30 Haziran 2009 Salı

sayılabilir sonsuzluklara giriş

söylemiş miydim? şairleri sevmem. sevdiğim tek şair, albert camus'dür. ben ona şair diyorum. o halde şairdir, ağzınızı yayarak itiraz etmeyin. efendim, bu şairlerin sonsuzluk kavramına yüklediği anlamlardan gına gelmedi değil. aşk sonsuz, hayat sonsuz, a dan b'ye gitmek için sonsuz yer geçmek falan gerek, zenon seni de yalarım... hiç sevmediğim şeyler. tanrı da mı şairdir nedir? sürekli "ebedi yaşam"dan bahsediyor efendim kendileri, şimdi tanrıya stoa okulundan sesleniyorum, "kill the king!".

albert camus'ye gelelim, severim bu adamın elindeki piposunu. çılgındır nazarımda, öte yandan beat genaration ile karşılaştırınca daha realist görünür gözüme. beatniklerin dediği gibi "bu dünya bir boktur, bok olarak da kalacaktır". ne güzel ayar anasını seveyim, uzun uzun yaşamayı düşünenlere. albert camus'ye halen gelemedik. nasılsınız? iyiyim saolun.

"ölümle biten bir yaşam saçmadır" dedi camus, tuttum bu adamı yaladım. bu ne kadar güzel bir cümle kardeşlerim. sonra dedi ki "bunu bilerek, kafanıza göre takılmayı, yaşama haddinden fazla değerler yüklemeden yaşamayı öğrenin lan!" dedi. dememiş de olabilir.

sonra, efendim materyalist felsefe geldi kapı komşumuz oldu. olmadı değil. onu da tatmadık değil. çünkü, gençler akın akın marksın sakalını öpüyordu, öte yandan şeyh eteği öpenler de vardı. bakın sakal öperken aldığınız zevke bakın, siz bu dünyadan göçtüğünüzde bu zevkin yok olacağını, bu saçma hareketin ebediyen yokolacağını düşünün. insan rahatlıyor yahu! rahatlamak bilirsiniz masturbasyon evrensel kümesinin dışıdır.

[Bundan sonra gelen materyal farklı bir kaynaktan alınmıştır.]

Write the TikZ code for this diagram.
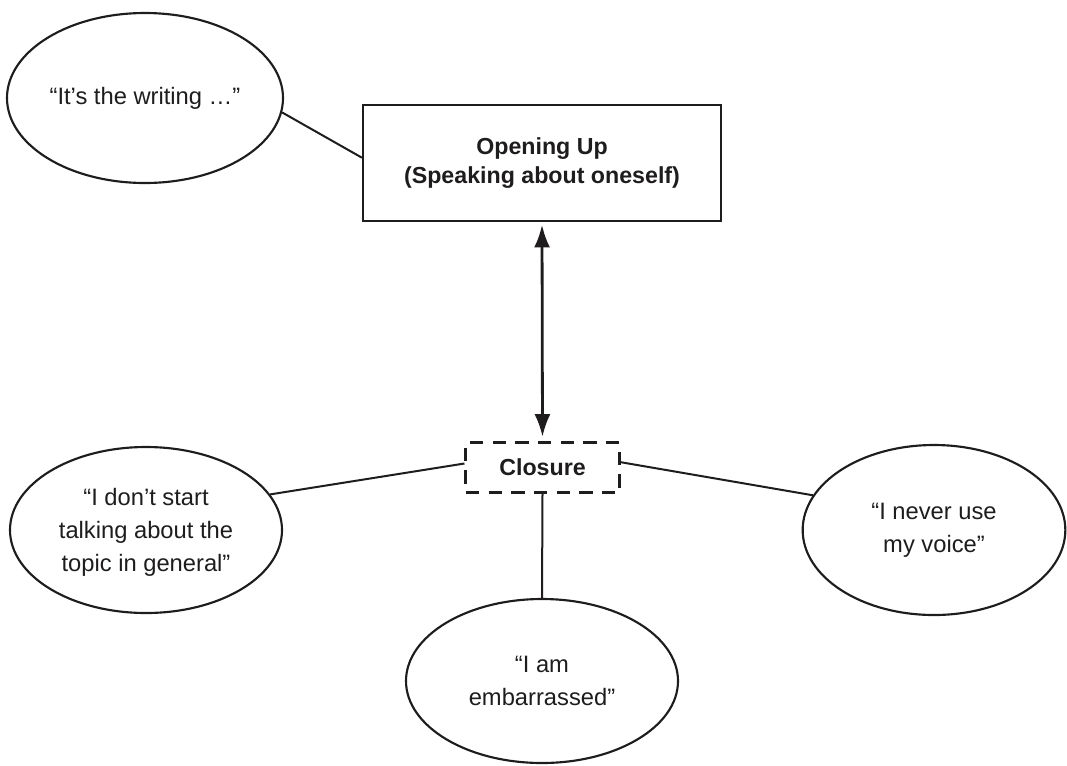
\documentclass[tikz,border=0pt]{standalone}
\usepackage{fontspec}
\setmainfont{Liberation Sans}
\usepackage{xcolor}
\usepackage{tikz}
\usetikzlibrary{shapes.geometric, arrows.meta}

\definecolor{inkgray}{RGB}{30,28,29}

\tikzset{
  quote/.style={ellipse, draw=inkgray, line width=1.6pt, inner sep=0pt, align=center,
    text=inkgray, font=\fontsize{17.8}{24.5}\selectfont},
  phase/.style={draw=inkgray, line width=1.7pt, inner sep=0pt, align=center,
    text=inkgray, font=\fontsize{17.4}{22}\selectfont\bfseries},
  link/.style={draw=inkgray, line width=1.5pt}
}

\begin{document}
\begin{tikzpicture}[x=0.75pt,y=0.75pt,yscale=-1,xscale=1]
\useasboundingbox (0,0) rectangle (1067,765); %set diagram to the page size

% Box: Opening Up
\node [phase, minimum width=268.5pt, minimum height=87pt] (open) at (542,163) {Opening Up\\(Speaking about oneself)};
% Box: Closure
\node [phase, dash pattern=on 10pt off 7pt, line width=2.1pt, minimum width=115pt, minimum height=38pt] (clos) at (542.5,467.5) {Closure};

% Ellipses
\node [quote, minimum width=207pt, minimum height=127.5pt] (writing) at (145,98) {``It’s the writing \dots''};
\node [quote, minimum width=204pt, minimum height=124.5pt, text depth=-6pt] (start) at (146,530) {``I don’t start\\talking about the\\topic in general''};
\node [quote, minimum width=197pt, minimum height=127.5pt] (voice) at (934,530) {``I never use\\my voice''};
\node [quote, minimum width=204pt, minimum height=123pt] (embar) at (542,681) {``I am\\embarrassed''};

% Connections
\draw [link] (writing.-6) -- ([yshift=-4pt]open.west);
\draw [link] ([yshift=-3pt]clos.west) -- (start.16);
\draw [link] ([yshift=-4pt]clos.east) -- (voice.164);
\draw [link] (clos.south) -- (embar.north);
\draw [draw=inkgray, line width=2.1pt, {Latex[length=17pt,width=12pt]}-{Latex[length=17pt,width=12pt]}, shorten <=2pt, shorten >=3pt] (open.south) -- (clos.north);

\end{tikzpicture}
\end{document}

şunu hafızamda tutuyorum "ben varsam dünya var, ben yoksam dünya yok". ne kadar ben merkezcilim di mi? ben ölünce ben de dahil hepiniz yokolacaksınız falım sakızla umutlanan zavallılar. "ölmeden önce ölmek" tam olarak ben ölünce sizin tadacağınız şey! tamam devrelerinizi yakmak istemiyorum.

sevdiğimden yaşadığım sonucunu çıkarıyorum. sanki buraya ait olmakla, buraya ait olmayı umursamamak bazen aynı şeyler gibi gelse de; dönüp dolaşıp bir kadının beline dolanmıyor muyuz? o canlılık belirtilerinin sonsuzluğunu hayal etmek şaireneyken, sonunu hayal etmek jean paul satre'lik değil midir? hmm? sonu olan şeyler güzel değil midir? sonsuz olan baymaz mı? tanrı baymıyor mu sizi? uzun süren ergenlik çağınız baymadı mı sizi? hmm? yahu düşünün hep ergenlik çağında kaldığınızı? pipiniz var böyle, ona dokununca zevk almakla utanç arasında gelgitler yaşayan bir acayip memeli! ahah! bu ne lan? sonsuzluğu bu kadar severken, sonlu şeylerden aldığınız zevki sonsuzlukla tarif etmiyor musunuz lan? hmm? aşk dediğinizin ömrü 3.5 atan yıl iken, bunu bin yıl anlatmıyor musunuz? o 3 yıl size yeterken, siz daha fazlasını isteyerek nereye varmaya çalışıyorsunuz? bu yol nereye varıyor?

o yüzdendir, sevmem sonsuzluğu. o yüzdendir, tanrı'ya ara ara inanmam. bu şekilde tanrıcığım yokolur.

bu dünyadan başka bir dünyaya bağlandığınız gün, öldünüz demektir. bitmiştir her şey. ne kasıyorsunuz? kaybeden gerçeküstü aşıklar sizi!